§ **WORK REQUIRED**: Restate word for word the lines beginning at the one that contains "Clone this chart in matplotlib." and ending at the one that contains "mew=1.6, zorder=3)"; include both and nothing else.
— Begin DATASET RECORDS —
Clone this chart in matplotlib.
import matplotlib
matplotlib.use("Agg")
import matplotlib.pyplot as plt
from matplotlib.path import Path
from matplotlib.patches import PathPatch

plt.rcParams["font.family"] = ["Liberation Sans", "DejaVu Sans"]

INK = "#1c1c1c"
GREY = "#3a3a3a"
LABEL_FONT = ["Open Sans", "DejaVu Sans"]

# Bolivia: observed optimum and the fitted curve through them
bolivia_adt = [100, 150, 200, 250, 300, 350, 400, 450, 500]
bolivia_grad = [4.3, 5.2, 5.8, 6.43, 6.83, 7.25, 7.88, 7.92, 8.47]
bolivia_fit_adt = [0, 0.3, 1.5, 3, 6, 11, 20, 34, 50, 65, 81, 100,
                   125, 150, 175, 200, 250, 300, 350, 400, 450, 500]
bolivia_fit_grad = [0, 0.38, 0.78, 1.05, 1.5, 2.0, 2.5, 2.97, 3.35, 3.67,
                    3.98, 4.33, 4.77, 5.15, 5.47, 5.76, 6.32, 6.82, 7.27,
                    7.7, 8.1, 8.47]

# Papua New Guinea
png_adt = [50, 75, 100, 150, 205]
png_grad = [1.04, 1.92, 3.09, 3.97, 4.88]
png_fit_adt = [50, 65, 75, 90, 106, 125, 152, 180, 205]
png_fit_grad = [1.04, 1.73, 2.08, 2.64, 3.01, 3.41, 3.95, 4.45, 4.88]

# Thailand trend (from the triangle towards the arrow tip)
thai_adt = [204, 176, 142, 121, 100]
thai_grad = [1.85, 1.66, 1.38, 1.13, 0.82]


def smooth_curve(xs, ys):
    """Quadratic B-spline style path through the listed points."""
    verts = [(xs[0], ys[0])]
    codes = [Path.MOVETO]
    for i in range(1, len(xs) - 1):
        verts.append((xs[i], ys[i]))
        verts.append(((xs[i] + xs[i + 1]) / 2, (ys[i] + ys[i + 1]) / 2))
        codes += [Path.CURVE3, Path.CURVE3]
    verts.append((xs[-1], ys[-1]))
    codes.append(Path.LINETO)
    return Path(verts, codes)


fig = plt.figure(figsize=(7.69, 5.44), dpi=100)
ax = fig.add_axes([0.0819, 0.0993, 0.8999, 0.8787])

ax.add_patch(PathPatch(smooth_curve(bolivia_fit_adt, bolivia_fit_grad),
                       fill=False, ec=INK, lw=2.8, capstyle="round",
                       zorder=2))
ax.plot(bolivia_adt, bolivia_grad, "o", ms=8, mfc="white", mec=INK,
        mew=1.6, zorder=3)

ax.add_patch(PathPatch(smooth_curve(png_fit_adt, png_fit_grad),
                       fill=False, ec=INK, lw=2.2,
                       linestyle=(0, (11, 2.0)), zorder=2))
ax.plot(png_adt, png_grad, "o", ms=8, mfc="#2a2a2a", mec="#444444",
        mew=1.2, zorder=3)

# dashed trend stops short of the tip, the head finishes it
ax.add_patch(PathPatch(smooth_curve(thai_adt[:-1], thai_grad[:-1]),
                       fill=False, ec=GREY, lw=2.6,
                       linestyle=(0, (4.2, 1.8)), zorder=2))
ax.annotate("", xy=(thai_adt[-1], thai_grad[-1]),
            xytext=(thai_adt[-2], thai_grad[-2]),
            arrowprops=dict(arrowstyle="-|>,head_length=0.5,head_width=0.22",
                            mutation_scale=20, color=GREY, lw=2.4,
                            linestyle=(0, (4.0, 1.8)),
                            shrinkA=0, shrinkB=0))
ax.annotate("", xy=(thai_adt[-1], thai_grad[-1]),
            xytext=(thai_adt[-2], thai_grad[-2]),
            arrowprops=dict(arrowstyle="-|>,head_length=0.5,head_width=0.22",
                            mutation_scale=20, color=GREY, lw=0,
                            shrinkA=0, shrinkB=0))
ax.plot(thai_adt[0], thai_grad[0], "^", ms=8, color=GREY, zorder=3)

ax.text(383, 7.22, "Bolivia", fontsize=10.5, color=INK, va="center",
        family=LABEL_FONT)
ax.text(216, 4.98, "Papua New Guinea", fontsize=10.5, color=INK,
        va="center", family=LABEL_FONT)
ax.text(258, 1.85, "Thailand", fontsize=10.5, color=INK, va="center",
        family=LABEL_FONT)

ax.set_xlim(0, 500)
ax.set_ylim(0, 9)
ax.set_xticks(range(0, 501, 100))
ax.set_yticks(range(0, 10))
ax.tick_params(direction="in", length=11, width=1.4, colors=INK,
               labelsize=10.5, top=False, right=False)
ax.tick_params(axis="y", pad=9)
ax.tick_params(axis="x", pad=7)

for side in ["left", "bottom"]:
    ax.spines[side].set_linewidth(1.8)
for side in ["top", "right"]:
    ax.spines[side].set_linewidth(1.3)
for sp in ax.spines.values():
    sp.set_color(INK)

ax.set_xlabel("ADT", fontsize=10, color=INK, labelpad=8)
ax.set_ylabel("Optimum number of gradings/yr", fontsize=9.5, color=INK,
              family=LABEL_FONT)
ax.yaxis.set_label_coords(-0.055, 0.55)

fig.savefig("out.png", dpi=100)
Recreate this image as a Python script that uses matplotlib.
— End DATASET RECORDS —
— Begin DATASET RECORDS —
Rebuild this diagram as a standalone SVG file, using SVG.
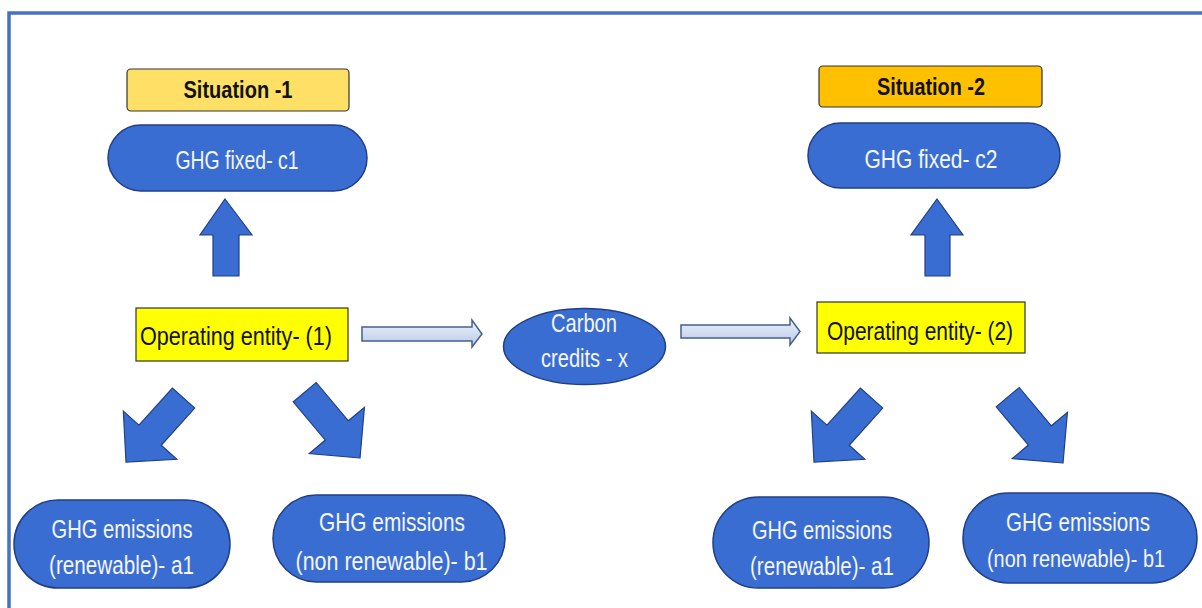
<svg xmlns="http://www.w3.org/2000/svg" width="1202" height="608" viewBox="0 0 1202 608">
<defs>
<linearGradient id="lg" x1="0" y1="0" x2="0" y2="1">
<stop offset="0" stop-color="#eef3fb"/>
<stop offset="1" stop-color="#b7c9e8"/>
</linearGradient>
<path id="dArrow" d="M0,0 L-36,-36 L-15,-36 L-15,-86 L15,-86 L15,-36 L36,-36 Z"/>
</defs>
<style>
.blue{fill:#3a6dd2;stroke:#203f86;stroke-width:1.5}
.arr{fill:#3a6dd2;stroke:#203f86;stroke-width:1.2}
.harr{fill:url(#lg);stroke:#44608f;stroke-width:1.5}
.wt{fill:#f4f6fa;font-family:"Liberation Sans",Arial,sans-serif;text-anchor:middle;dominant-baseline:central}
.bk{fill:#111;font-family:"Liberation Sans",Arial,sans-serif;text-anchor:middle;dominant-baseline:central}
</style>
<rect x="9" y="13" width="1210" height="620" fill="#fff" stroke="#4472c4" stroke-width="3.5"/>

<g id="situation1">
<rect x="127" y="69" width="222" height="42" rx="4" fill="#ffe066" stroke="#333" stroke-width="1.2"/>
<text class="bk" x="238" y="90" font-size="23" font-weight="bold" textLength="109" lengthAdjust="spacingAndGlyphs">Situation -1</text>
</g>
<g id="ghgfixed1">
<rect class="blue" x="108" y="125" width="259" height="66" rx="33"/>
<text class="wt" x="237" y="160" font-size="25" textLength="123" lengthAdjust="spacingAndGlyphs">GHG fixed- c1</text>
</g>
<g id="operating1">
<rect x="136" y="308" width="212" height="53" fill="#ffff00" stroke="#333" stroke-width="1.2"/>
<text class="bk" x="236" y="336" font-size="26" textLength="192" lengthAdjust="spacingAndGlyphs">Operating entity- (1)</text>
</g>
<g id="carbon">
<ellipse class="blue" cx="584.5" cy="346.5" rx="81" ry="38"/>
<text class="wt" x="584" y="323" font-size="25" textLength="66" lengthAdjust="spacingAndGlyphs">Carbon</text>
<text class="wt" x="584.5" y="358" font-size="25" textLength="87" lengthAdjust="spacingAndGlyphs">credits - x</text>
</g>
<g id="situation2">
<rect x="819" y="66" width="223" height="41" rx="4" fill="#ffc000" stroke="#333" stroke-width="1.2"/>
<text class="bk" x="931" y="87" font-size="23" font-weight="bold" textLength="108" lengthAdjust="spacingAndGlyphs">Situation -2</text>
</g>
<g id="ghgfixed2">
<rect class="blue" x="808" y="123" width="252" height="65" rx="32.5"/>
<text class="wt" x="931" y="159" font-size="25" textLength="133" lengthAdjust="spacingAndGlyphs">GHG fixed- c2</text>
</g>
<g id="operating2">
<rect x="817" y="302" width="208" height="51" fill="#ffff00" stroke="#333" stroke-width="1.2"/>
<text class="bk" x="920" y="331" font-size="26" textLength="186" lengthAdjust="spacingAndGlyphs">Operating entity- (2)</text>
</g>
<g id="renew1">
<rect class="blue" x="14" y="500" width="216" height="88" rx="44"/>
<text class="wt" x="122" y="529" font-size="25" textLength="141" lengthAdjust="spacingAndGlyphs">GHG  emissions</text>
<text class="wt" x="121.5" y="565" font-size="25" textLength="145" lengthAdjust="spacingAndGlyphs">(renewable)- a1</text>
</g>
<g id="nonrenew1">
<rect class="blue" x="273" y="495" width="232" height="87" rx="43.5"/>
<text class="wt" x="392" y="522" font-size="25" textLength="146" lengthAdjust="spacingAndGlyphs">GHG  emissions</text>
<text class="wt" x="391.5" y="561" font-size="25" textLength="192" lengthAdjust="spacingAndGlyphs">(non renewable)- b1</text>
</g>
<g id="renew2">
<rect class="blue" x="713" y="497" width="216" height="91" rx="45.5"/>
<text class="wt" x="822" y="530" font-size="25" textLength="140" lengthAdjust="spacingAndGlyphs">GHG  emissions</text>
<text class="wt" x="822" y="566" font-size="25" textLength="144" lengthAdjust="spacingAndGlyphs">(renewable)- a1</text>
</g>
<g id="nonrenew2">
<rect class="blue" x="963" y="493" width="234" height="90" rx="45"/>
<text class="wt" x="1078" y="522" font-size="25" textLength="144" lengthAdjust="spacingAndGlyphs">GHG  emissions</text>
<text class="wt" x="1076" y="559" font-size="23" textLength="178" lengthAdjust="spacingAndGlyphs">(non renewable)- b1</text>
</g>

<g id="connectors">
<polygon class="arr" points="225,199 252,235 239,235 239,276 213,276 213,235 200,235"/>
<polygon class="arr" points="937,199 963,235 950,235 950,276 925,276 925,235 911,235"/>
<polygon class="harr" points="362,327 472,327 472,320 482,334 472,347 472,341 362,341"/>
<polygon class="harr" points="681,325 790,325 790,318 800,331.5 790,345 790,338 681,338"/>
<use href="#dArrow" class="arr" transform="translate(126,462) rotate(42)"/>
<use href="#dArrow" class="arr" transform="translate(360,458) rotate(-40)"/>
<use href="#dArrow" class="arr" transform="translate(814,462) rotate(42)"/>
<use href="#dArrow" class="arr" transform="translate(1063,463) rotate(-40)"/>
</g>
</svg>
— End DATASET RECORDS —
— Begin DATASET RECORDS —
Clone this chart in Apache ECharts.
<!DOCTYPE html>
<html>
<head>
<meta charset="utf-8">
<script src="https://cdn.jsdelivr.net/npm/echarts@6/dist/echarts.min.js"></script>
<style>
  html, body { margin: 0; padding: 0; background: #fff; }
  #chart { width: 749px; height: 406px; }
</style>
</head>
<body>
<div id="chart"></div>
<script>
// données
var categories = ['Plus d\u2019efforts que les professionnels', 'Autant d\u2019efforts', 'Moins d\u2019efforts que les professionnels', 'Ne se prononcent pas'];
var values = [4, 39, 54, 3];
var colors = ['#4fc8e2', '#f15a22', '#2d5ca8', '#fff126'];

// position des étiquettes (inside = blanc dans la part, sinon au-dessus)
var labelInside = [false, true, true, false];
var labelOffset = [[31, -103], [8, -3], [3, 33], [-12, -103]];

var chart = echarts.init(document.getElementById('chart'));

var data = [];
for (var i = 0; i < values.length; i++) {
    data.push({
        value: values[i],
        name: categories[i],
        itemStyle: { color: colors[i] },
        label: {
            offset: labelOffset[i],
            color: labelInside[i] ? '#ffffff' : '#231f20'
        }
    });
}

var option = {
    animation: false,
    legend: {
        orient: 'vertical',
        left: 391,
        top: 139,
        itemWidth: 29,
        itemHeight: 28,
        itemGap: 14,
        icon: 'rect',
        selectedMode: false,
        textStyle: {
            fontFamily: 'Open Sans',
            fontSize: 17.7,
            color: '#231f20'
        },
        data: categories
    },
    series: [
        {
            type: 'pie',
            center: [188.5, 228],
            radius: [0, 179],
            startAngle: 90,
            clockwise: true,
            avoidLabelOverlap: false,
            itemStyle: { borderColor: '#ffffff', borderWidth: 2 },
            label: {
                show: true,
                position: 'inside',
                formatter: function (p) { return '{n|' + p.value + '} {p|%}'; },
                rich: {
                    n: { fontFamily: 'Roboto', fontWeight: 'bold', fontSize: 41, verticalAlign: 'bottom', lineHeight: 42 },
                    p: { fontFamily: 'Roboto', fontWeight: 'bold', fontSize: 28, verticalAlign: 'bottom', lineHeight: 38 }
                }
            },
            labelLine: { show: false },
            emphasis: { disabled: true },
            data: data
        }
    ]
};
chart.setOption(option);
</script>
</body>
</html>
— End DATASET RECORDS —
§ **ANSWER IN FULL**:
Clone this chart in matplotlib.
import matplotlib
matplotlib.use("Agg")
import matplotlib.pyplot as plt
from matplotlib.path import Path
from matplotlib.patches import PathPatch

plt.rcParams["font.family"] = ["Liberation Sans", "DejaVu Sans"]

INK = "#1c1c1c"
GREY = "#3a3a3a"
LABEL_FONT = ["Open Sans", "DejaVu Sans"]

# Bolivia: observed optimum and the fitted curve through them
bolivia_adt = [100, 150, 200, 250, 300, 350, 400, 450, 500]
bolivia_grad = [4.3, 5.2, 5.8, 6.43, 6.83, 7.25, 7.88, 7.92, 8.47]
bolivia_fit_adt = [0, 0.3, 1.5, 3, 6, 11, 20, 34, 50, 65, 81, 100,
                   125, 150, 175, 200, 250, 300, 350, 400, 450, 500]
bolivia_fit_grad = [0, 0.38, 0.78, 1.05, 1.5, 2.0, 2.5, 2.97, 3.35, 3.67,
                    3.98, 4.33, 4.77, 5.15, 5.47, 5.76, 6.32, 6.82, 7.27,
                    7.7, 8.1, 8.47]

# Papua New Guinea
png_adt = [50, 75, 100, 150, 205]
png_grad = [1.04, 1.92, 3.09, 3.97, 4.88]
png_fit_adt = [50, 65, 75, 90, 106, 125, 152, 180, 205]
png_fit_grad = [1.04, 1.73, 2.08, 2.64, 3.01, 3.41, 3.95, 4.45, 4.88]

# Thailand trend (from the triangle towards the arrow tip)
thai_adt = [204, 176, 142, 121, 100]
thai_grad = [1.85, 1.66, 1.38, 1.13, 0.82]


def smooth_curve(xs, ys):
    """Quadratic B-spline style path through the listed points."""
    verts = [(xs[0], ys[0])]
    codes = [Path.MOVETO]
    for i in range(1, len(xs) - 1):
        verts.append((xs[i], ys[i]))
        verts.append(((xs[i] + xs[i + 1]) / 2, (ys[i] + ys[i + 1]) / 2))
        codes += [Path.CURVE3, Path.CURVE3]
    verts.append((xs[-1], ys[-1]))
    codes.append(Path.LINETO)
    return Path(verts, codes)


fig = plt.figure(figsize=(7.69, 5.44), dpi=100)
ax = fig.add_axes([0.0819, 0.0993, 0.8999, 0.8787])

ax.add_patch(PathPatch(smooth_curve(bolivia_fit_adt, bolivia_fit_grad),
                       fill=False, ec=INK, lw=2.8, capstyle="round",
                       zorder=2))
ax.plot(bolivia_adt, bolivia_grad, "o", ms=8, mfc="white", mec=INK,
        mew=1.6, zorder=3)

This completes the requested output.